Last updateWed, 20 Dec 2017 12am







    Monday, December 18, 2017-7:43:29A.M.






Font Size


KHS student presents research work at Guam conference

KAGMAN High School student Alyssa Cepeda presented her research findings at the first annual Marianas Terrestrial Conservation Conference held at Guam Community College on Nov. 17-18.

Cepeda has looked into the role of purple hermit crabs — Coenobita brevimanus — as forest frugivores as part of her participation in the Short-Term Experience for Underrepresented Persons or STEP-UP program.

Click to enlarge
Kagman High School student Alyssa Cepeda presented her research work at the first annual Marianas Terrestrial Conservation Conference at Guam Community College.  Contributed photo

Cepeda was the only high school student among the 17 presenters at the Guam event, according to STEP-UP local coordinator Anette Pladevega.

The conference featured research work on bird conservation, non-avian animal conservation, plant conservation, community and watershed ecology, invasive animal threats, invasive plant and fungal threats, and soil and water conservation on Guam and the CNMI.

The organizing committee included Haldre Rogers and Ann Marie Gawel, Iowa State University & the Ecology of Bird Loss Project; Joni Kerr, Guam Community College; Lainie Berry, CNMI Department of Lands & Natural Resources; Jen Horeg, Andersen Air Force Base, Guam; Tammy Mildenstein, Cornell College; Jill Liske-Clark, CNMI Division of Fish and Wildlife; and Diane Vice, Guam Department of Aquatic and Wildlife Resources.

With funding from the STEP-UP Program and in partnership with the Public School System, Cepeda conducted her research under the mentorship of Dr.
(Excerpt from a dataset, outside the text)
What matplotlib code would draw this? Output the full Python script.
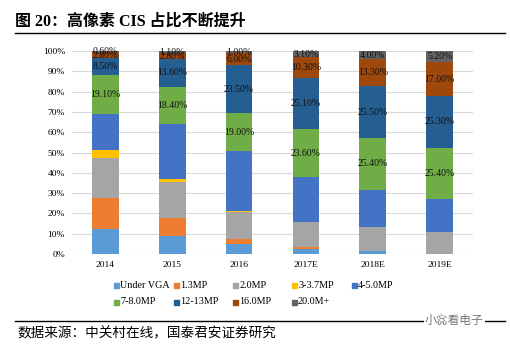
import matplotlib
matplotlib.use("Agg")
import matplotlib.pyplot as plt
from matplotlib.patches import Rectangle
from matplotlib.lines import Line2D
import numpy as np

years = ["2014", "2015", "2016", "2017E", "2018E", "2019E"]
series_names = ["Under VGA", "1.3MP", "2.0MP", "3-3.7MP", "4-5.0MP",
                "7-8.0MP", "12-13MP", "16.0MP", "20.0M+"]
colors = ["#5B9BD5", "#ED7D31", "#A5A5A5", "#FFC000", "#4472C4",
          "#70AD47", "#255E91", "#9E480E", "#636363"]

under_vga = [12.5, 9.0, 4.9, 2.6, 1.3, 0.0]
mp1_3     = [15.2, 8.9, 2.5, 1.0, 0.0, 0.0]
mp2_0     = [19.7, 17.7, 13.1, 12.2, 11.8, 10.7]
mp3_3_7   = [3.8, 1.2, 0.5, 0.0, 0.0, 0.0]
mp4_5     = [17.8, 27.3, 29.5, 22.1, 18.6, 16.3]
mp7_8     = [19.1, 18.4, 19.0, 23.6, 25.4, 25.4]
mp12_13   = [8.5, 13.6, 23.5, 25.1, 25.5, 25.3]
mp16      = [2.8, 2.8, 6.0, 10.3, 13.3, 17.0]
mp20      = [0.6, 1.1, 1.0, 3.1, 4.0, 5.2]

series = [under_vga, mp1_3, mp2_0, mp3_3_7, mp4_5, mp7_8, mp12_13, mp16, mp20]
labeled = {5, 6, 7, 8}

fam = ["Liberation Serif", "Noto Sans CJK SC", "DejaVu Sans"]
plt.rcParams["font.family"] = fam

fig = plt.figure(figsize=(5.11, 3.45), dpi=100)
W, H = 511, 345
ax = fig.add_axes([72 / W, (H - 254) / H, (473 - 72) / W, (254 - 51) / H])

x = np.arange(len(years))
bottom = np.zeros(len(years))
for i, (vals, c) in enumerate(zip(series, colors)):
    v = np.array(vals) / 100.0
    ax.bar(x, v, 0.4, bottom=bottom, color=c, zorder=3)
    if i in labeled:
        for xi, (b, h, raw) in enumerate(zip(bottom, v, vals)):
            ax.text(xi, b + h / 2, f"{raw:.2f}%", ha="center", va="center",
                    fontsize=7, color="#111111", zorder=4)
    bottom += v

ax.set_xlim(-0.5, 5.5)
ax.set_ylim(0, 1.0)
ax.set_yticks(np.arange(0, 1.01, 0.1))
ax.set_yticklabels([f"{int(round(t*100))}%" for t in np.arange(0, 1.01, 0.1)], fontsize=6.8)
ax.set_xticks(x)
ax.set_xticklabels(years, fontsize=6.8)
ax.tick_params(length=0, pad=5)
ax.grid(axis="y", color="#D9D9D9", linewidth=0.8, zorder=0)
for s in ax.spines.values():
    s.set_visible(False)

# legend (manual, 5 columns)
col_x = [114, 174, 233, 292, 352]
row_y = [285, 302]
for i, (name, c) in enumerate(zip(series_names, colors)):
    r, cc = divmod(i, 5)
    px, py = col_x[cc], row_y[r]
    fig.add_artist(Rectangle((px / W, (H - py - 2.5) / H), 5 / W, 5 / H,
                             color=c, transform=fig.transFigure))
    fig.text((px + 6) / W, (H - py) / H, name, fontsize=7.3, va="center", ha="left")

# title and rules
fig.text(15 / W, (H - 22) / H, "图 20：高像素 CIS 占比不断提升", fontsize=11.5,
         fontweight="bold", va="center", ha="left")
fig.add_artist(Line2D([15 / W, 505 / W], [(H - 33) / H] * 2, color="black",
                      linewidth=1.0, transform=fig.transFigure))
fig.add_artist(Line2D([15 / W, 505 / W], [(H - 321) / H] * 2, color="black",
                      linewidth=1.0, transform=fig.transFigure))
fig.text(425 / W, (H - 321) / H, "小惢看电子", fontsize=8.5, color="#777777",
         va="center", ha="left",
         bbox=dict(facecolor="white", edgecolor="none", pad=1))
fig.text(17 / W, (H - 334) / H, "数据来源：中关村在线，国泰君安证券研究", fontsize=9.8,
         va="center", ha="left")

fig.savefig("out.png", dpi=100)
Haldre Rogers as part of the Ecology of Bird Loss Program.

Asked about her experience at the Marianas Terrestrial Conference, Cepeda said it was a great opportunity to hear from scientists and biologists in the CNMI and Guam.

“As a student from Kagman High School, I felt honored to share my own presentation. I am thankful for all that [the scientists] do for our islands, and I hope one day I can do the same,” she added.